Minister Donnelly concluded: 

“With the 2023 Waiting List Action Plan, my Department, the HSE and the NTPF are taking the next steps in the multi-annual approach towards achieving our vision of a world-class public healthcare system in which everyone has timely and transparent access to high-quality scheduled care, where and when they need it, in line with Sláintecare reforms”.

 

ENDS

Notes to editor:

 

The 2023 Waiting List Action Plan is the next stage of this multi-annual approach and is the product of extensive consultation between the Department of Health, the HSE and the NTPF. 

The 2023 Waiting List Action Plan allocates €363 million, as the next stage of the multi-annual approach to sustainably reduce and reform hospital waiting lists and waiting times, comprising:

  • €123 million in funding to be made available to the HSE on a recurring basis to implement modernised care pathways and to sustainably close capacity gaps in the system. 
  • €240 million in non-recurrent funding to the NTPF and HSE to continue providing additional public and private activity to maintain the momentum of further reducing waiting volumes and times. 

€80 million was allocated to various primary/community care related initiatives, including expanding the successful GP Access to Diagnostics programme, as part of the total of €443 million allocated in Budget 2023 to address waiting lists.

To continue progressing the implementation of long-term reforms in tandem with continuing to address waiting list backlogs, the 2023 Plan focuses on three key areas, under which 30 short, medium, and long-term actions will be delivered this year to achieve the target reductions in waiting lists and waiting times: 

  1. Delivering Capacity in 2023: 11 actions for the immediate delivery of additional activity within the private and public system to reduce waiting volumes and times. Actions will deliver additional OPD appointments, IPDC procedures and GI Scopes in 2023, resulting in a waiting list reduction of just over 10% by year-end. Other actions relating to the delivery of capacity include progressing the development of five surgical hubs nationally to increase dedicated capacity for elective activity in our hospitals and an action to deliver additional community activity to reduce waiting lists for high priority services, mainly for children.  
  2. Reforming Scheduled Care: Eight actions to progress medium-to-longer term reforms to fundamentally resolve underlying barriers to the timely delivery of acute scheduled care.
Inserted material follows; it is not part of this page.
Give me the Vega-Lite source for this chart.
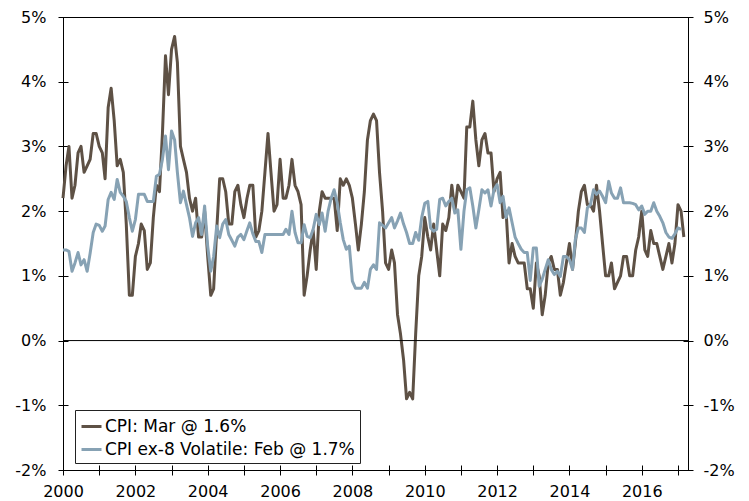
{
  "$schema": "https://vega.github.io/schema/vega-lite/v6.json",
  "width": 625,
  "height": 453,
  "autosize": {"type": "none"},
  "padding": {"left": 63, "top": 17, "right": 61, "bottom": 31},
  "background": "white",
  "config": {
    "view": {"stroke": "black", "strokeWidth": 1},
    "font": "DejaVu Sans",
    "axis": {"labelFont": "DejaVu Sans", "labelColor": "black", "tickColor": "black", "labelFontSize": 16, "grid": false, "domain": false, "title": null}
  },
  "title": {"text": "Year-over-Year Percent Change", "fontSize": 17, "fontWeight": "normal", "font": "DejaVu Sans", "color": "black", "anchor": "middle", "baseline": "alphabetic", "offset": 12},
  "data": {"values": [
    {"d":"2000-01","a":2.2,"b":1.4},{"d":"2000-02","a":2.7,"b":1.4},{"d":"2000-03","a":3.0,"b":1.38},{"d":"2000-04","a":2.2,"b":1.07},{"d":"2000-05","a":2.4,"b":1.2},{"d":"2000-06","a":2.9,"b":1.36},{"d":"2000-07","a":3.0,"b":1.17},{"d":"2000-08","a":2.6,"b":1.25},{"d":"2000-09","a":2.7,"b":1.07},{"d":"2000-10","a":2.8,"b":1.35},{"d":"2000-11","a":3.2,"b":1.67},{"d":"2000-12","a":3.2,"b":1.8},
    {"d":"2001-01","a":3.0,"b":1.78},{"d":"2001-02","a":2.9,"b":1.69},{"d":"2001-03","a":2.5,"b":1.77},{"d":"2001-04","a":3.6,"b":2.18},{"d":"2001-05","a":3.9,"b":2.29},{"d":"2001-06","a":3.4,"b":2.18},{"d":"2001-07","a":2.7,"b":2.49},{"d":"2001-08","a":2.8,"b":2.29},{"d":"2001-09","a":2.6,"b":2.23},{"d":"2001-10","a":1.8,"b":2.15},{"d":"2001-11","a":0.7,"b":1.9},{"d":"2001-12","a":0.7,"b":1.69},
    {"d":"2002-01","a":1.3,"b":1.87},{"d":"2002-02","a":1.5,"b":2.26},{"d":"2002-03","a":1.8,"b":2.26},{"d":"2002-04","a":1.7,"b":2.26},{"d":"2002-05","a":1.1,"b":2.15},{"d":"2002-06","a":1.2,"b":2.15},{"d":"2002-07","a":1.9,"b":2.15},{"d":"2002-08","a":2.4,"b":2.54},{"d":"2002-09","a":2.3,"b":2.57},{"d":"2002-10","a":3.2,"b":2.8},{"d":"2002-11","a":4.4,"b":3.16},{"d":"2002-12","a":3.8,"b":2.64},
    {"d":"2003-01","a":4.5,"b":3.24},{"d":"2003-02","a":4.7,"b":3.1},{"d":"2003-03","a":4.3,"b":2.6},{"d":"2003-04","a":3.0,"b":2.13},{"d":"2003-05","a":2.8,"b":2.31},{"d":"2003-06","a":2.6,"b":2.1},{"d":"2003-07","a":2.2,"b":1.9},{"d":"2003-08","a":2.0,"b":1.61},{"d":"2003-09","a":2.2,"b":1.82},{"d":"2003-10","a":1.6,"b":1.9},{"d":"2003-11","a":1.6,"b":1.64},{"d":"2003-12","a":2.0,"b":2.08},
    {"d":"2004-01","a":1.3,"b":1.46},{"d":"2004-02","a":0.7,"b":1.07},{"d":"2004-03","a":0.8,"b":1.3},{"d":"2004-04","a":1.7,"b":1.77},{"d":"2004-05","a":2.5,"b":1.59},{"d":"2004-06","a":2.5,"b":1.8},{"d":"2004-07","a":2.3,"b":1.87},{"d":"2004-08","a":1.8,"b":1.64},{"d":"2004-09","a":1.8,"b":1.55},{"d":"2004-10","a":2.3,"b":1.46},{"d":"2004-11","a":2.4,"b":1.6},{"d":"2004-12","a":2.1,"b":1.64},
    {"d":"2005-01","a":1.9,"b":1.56},{"d":"2005-02","a":2.2,"b":1.7},{"d":"2005-03","a":2.4,"b":1.82},{"d":"2005-04","a":2.4,"b":1.65},{"d":"2005-05","a":1.6,"b":1.53},{"d":"2005-06","a":1.7,"b":1.53},{"d":"2005-07","a":2.0,"b":1.36},{"d":"2005-08","a":2.6,"b":1.64},{"d":"2005-09","a":3.2,"b":1.64},{"d":"2005-10","a":2.6,"b":1.64},{"d":"2005-11","a":2.0,"b":1.64},{"d":"2005-12","a":2.1,"b":1.64},
    {"d":"2006-01","a":2.8,"b":1.64},{"d":"2006-02","a":2.2,"b":1.64},{"d":"2006-03","a":2.2,"b":1.72},{"d":"2006-04","a":2.4,"b":1.64},{"d":"2006-05","a":2.8,"b":2.0},{"d":"2006-06","a":2.4,"b":1.67},{"d":"2006-07","a":2.3,"b":1.51},{"d":"2006-08","a":2.1,"b":1.51},{"d":"2006-09","a":0.7,"b":1.79},{"d":"2006-10","a":1.0,"b":1.61},{"d":"2006-11","a":1.4,"b":1.59},{"d":"2006-12","a":1.7,"b":1.72},
    {"d":"2007-01","a":1.1,"b":1.95},{"d":"2007-02","a":2.0,"b":1.79},{"d":"2007-03","a":2.3,"b":1.97},{"d":"2007-04","a":2.2,"b":1.69},{"d":"2007-05","a":2.2,"b":2.0},{"d":"2007-06","a":2.2,"b":2.2},{"d":"2007-07","a":2.2,"b":2.33},{"d":"2007-08","a":1.7,"b":2.13},{"d":"2007-09","a":2.5,"b":1.82},{"d":"2007-10","a":2.4,"b":1.56},{"d":"2007-11","a":2.5,"b":1.41},{"d":"2007-12","a":2.4,"b":1.46},
    {"d":"2008-01","a":2.2,"b":0.92},{"d":"2008-02","a":1.8,"b":0.81},{"d":"2008-03","a":1.4,"b":0.81},{"d":"2008-04","a":1.8,"b":0.81},{"d":"2008-05","a":2.3,"b":0.9},{"d":"2008-06","a":3.1,"b":0.81},{"d":"2008-07","a":3.4,"b":1.1},{"d":"2008-08","a":3.5,"b":1.17},{"d":"2008-09","a":3.4,"b":1.1},{"d":"2008-10","a":2.6,"b":1.82},{"d":"2008-11","a":2.0,"b":1.78},{"d":"2008-12","a":1.2,"b":1.74},
    {"d":"2009-01","a":1.1,"b":1.82},{"d":"2009-02","a":1.4,"b":1.9},{"d":"2009-03","a":1.2,"b":1.74},{"d":"2009-04","a":0.4,"b":1.85},{"d":"2009-05","a":0.1,"b":1.97},{"d":"2009-06","a":-0.3,"b":1.8},{"d":"2009-07","a":-0.9,"b":1.67},{"d":"2009-08","a":-0.8,"b":1.5},{"d":"2009-09","a":-0.9,"b":1.5},{"d":"2009-10","a":0.1,"b":1.67},{"d":"2009-11","a":1.0,"b":1.55},{"d":"2009-12","a":1.3,"b":1.9},
    {"d":"2010-01","a":1.9,"b":2.12},{"d":"2010-02","a":1.6,"b":2.15},{"d":"2010-03","a":1.4,"b":1.74},{"d":"2010-04","a":1.8,"b":1.69},{"d":"2010-05","a":1.4,"b":1.72},{"d":"2010-06","a":1.0,"b":2.18},{"d":"2010-07","a":1.8,"b":2.2},{"d":"2010-08","a":1.7,"b":2.08},{"d":"2010-09","a":1.9,"b":2.15},{"d":"2010-10","a":2.4,"b":2.2},{"d":"2010-11","a":2.0,"b":1.97},{"d":"2010-12","a":2.4,"b":2.02},
    {"d":"2011-01","a":2.3,"b":1.41},{"d":"2011-02","a":2.2,"b":2.0},{"d":"2011-03","a":3.3,"b":2.33},{"d":"2011-04","a":3.3,"b":2.36},{"d":"2011-05","a":3.7,"b":2.08},{"d":"2011-06","a":3.1,"b":1.74},{"d":"2011-07","a":2.7,"b":2.02},{"d":"2011-08","a":3.1,"b":2.33},{"d":"2011-09","a":3.2,"b":2.28},{"d":"2011-10","a":2.9,"b":2.33},{"d":"2011-11","a":2.9,"b":2.08},{"d":"2011-12","a":2.3,"b":2.33},
    {"d":"2012-01","a":2.5,"b":2.41},{"d":"2012-02","a":2.6,"b":2.13},{"d":"2012-03","a":1.9,"b":2.23},{"d":"2012-04","a":2.0,"b":1.9},{"d":"2012-05","a":1.2,"b":2.05},{"d":"2012-06","a":1.5,"b":1.82},{"d":"2012-07","a":1.3,"b":1.6},{"d":"2012-08","a":1.2,"b":1.5},{"d":"2012-09","a":1.2,"b":1.41},{"d":"2012-10","a":1.2,"b":1.36},{"d":"2012-11","a":0.8,"b":1.36},{"d":"2012-12","a":0.8,"b":0.93},
    {"d":"2013-01","a":0.5,"b":1.43},{"d":"2013-02","a":1.2,"b":1.43},{"d":"2013-03","a":1.0,"b":0.84},{"d":"2013-04","a":0.4,"b":0.95},{"d":"2013-05","a":0.7,"b":1.1},{"d":"2013-06","a":1.2,"b":1.25},{"d":"2013-07","a":1.3,"b":1.1},{"d":"2013-08","a":1.1,"b":1.02},{"d":"2013-09","a":1.1,"b":1.07},{"d":"2013-10","a":0.7,"b":0.99},{"d":"2013-11","a":0.9,"b":1.3},{"d":"2013-12","a":1.2,"b":1.3},
    {"d":"2014-01","a":1.5,"b":1.25},{"d":"2014-02","a":1.1,"b":1.1},{"d":"2014-03","a":1.5,"b":1.56},{"d":"2014-04","a":2.0,"b":1.74},{"d":"2014-05","a":2.3,"b":1.74},{"d":"2014-06","a":2.4,"b":1.67},{"d":"2014-07","a":2.1,"b":2.05},{"d":"2014-08","a":2.1,"b":2.1},{"d":"2014-09","a":2.0,"b":2.33},{"d":"2014-10","a":2.4,"b":2.26},{"d":"2014-11","a":2.0,"b":2.31},{"d":"2014-12","a":1.5,"b":2.23},
    {"d":"2015-01","a":1.0,"b":2.13},{"d":"2015-02","a":1.0,"b":2.46},{"d":"2015-03","a":1.2,"b":2.28},{"d":"2015-04","a":0.8,"b":2.2},{"d":"2015-05","a":0.9,"b":2.2},{"d":"2015-06","a":1.0,"b":2.36},{"d":"2015-07","a":1.3,"b":2.13},{"d":"2015-08","a":1.3,"b":2.13},{"d":"2015-09","a":1.0,"b":2.13},{"d":"2015-10","a":1.0,"b":2.12},{"d":"2015-11","a":1.4,"b":2.1},{"d":"2015-12","a":1.6,"b":2.02},
    {"d":"2016-01","a":2.0,"b":2.08},{"d":"2016-02","a":1.4,"b":1.95},{"d":"2016-03","a":1.3,"b":2.0},{"d":"2016-04","a":1.7,"b":2.0},{"d":"2016-05","a":1.5,"b":2.13},{"d":"2016-06","a":1.5,"b":2.0},{"d":"2016-07","a":1.3,"b":1.92},{"d":"2016-08","a":1.1,"b":1.82},{"d":"2016-09","a":1.3,"b":1.67},{"d":"2016-10","a":1.5,"b":1.6},{"d":"2016-11","a":1.2,"b":1.58},{"d":"2016-12","a":1.5,"b":1.65},
    {"d":"2017-01","a":2.1,"b":1.74},{"d":"2017-02","a":2.0,"b":1.72},{"d":"2017-03","a":1.6,"b":null}
  ]},
  "layer": [
    {
      "transform": [{"fold": ["a", "b"], "as": ["k", "v"]}],
      "mark": {"type": "line", "strokeWidth": 3, "strokeJoin": "round"},
      "encoding": {
        "x": {"field": "d", "type": "temporal",
              "scale": {"type": "utc", "domain": [{"year": 2000, "month": 1, "date": 1, "utc": true}, {"year": 2017, "month": 4, "date": 12, "utc": true}]},
              "axis": {"orient": "bottom", "tickCount": {"interval": "year", "step": 1}, "labelExpr": "utcyear(datum.value) % 2 == 0 ? utcFormat(datum.value, '%Y') : ''", "labelOverlap": false, "labelFlush": false, "offset": -5, "tickSize": 10, "labelPadding": 8}},
        "y": {"field": "v", "type": "quantitative", "scale": {"domain": [-2, 5], "nice": false, "zero": false},
              "axis": {"orient": "left", "values": [-2, -1, 0, 1, 2, 3, 4, 5], "labelExpr": "datum.value + '%'", "offset": -5, "tickSize": 10, "labelPadding": 12}},
        "color": {"field": "k", "type": "nominal", "scale": {"domain": ["a", "b"], "range": ["#5e5145", "#87a2b4"]},
                  "legend": {"orient": "none", "legendX": 12, "legendY": 393, "title": null, "labelExpr": "datum.label == 'a' ? 'CPI: Mar @ 1.6%' : 'CPI ex-8 Volatile: Feb @ 1.7%'", "labelFontSize": 17, "labelLimit": 400, "labelColor": "black", "labelFont": "DejaVu Sans", "symbolType": "stroke", "symbolStrokeWidth": 3, "symbolSize": 400, "labelOffset": 2, "rowPadding": 3, "padding": 5, "strokeColor": "#222222", "fillColor": "white", "cornerRadius": 0}}
      }
    },
    {
      "data": {"values": [{"z": 0}]},
      "mark": {"type": "rule", "color": "black", "strokeWidth": 1},
      "encoding": {
        "y": {"field": "z", "type": "quantitative", "scale": {"domain": [-2, 5], "nice": false, "zero": false},
              "axis": {"orient": "right", "values": [-2, -1, 0, 1, 2, 3, 4, 5], "labelExpr": "datum.value + '%'", "offset": -5, "tickSize": 10, "labelPadding": 10}}
      }
    }
  ],
  "resolve": {"scale": {"y": "independent"}, "axis": {"y": "independent"}}
}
This includes further work on modernising patient care pathways, with the full implementation of seven priority pathways and commencing implementation of a further 29. Other reform actions to be progressed in 2023 include implementation of patient-initiated reviews in 22 hospitals as part of a strategy to reduce the number of review appointments scheduled across the system; and establishment of patient-centred booking arrangements through a central referrals office, to improve patient experience, ensure patients are seen as quickly as possible and reform scheduling practices in acute hospitals. 
  3. Enabling Scheduled Care Reform: 11 actions to progress key policy, process and technology enablers that are critical to supporting the whole of system reform required to improve access to scheduled care and achieve the Sláintecare maximum wait time targets. Actions under this heading include the development and delivery of waiting list management protocols, training and development programmes and the development of ICT infrastructure to enable the collection of data for radiology waiting lists and to support increased virtual patient engagements.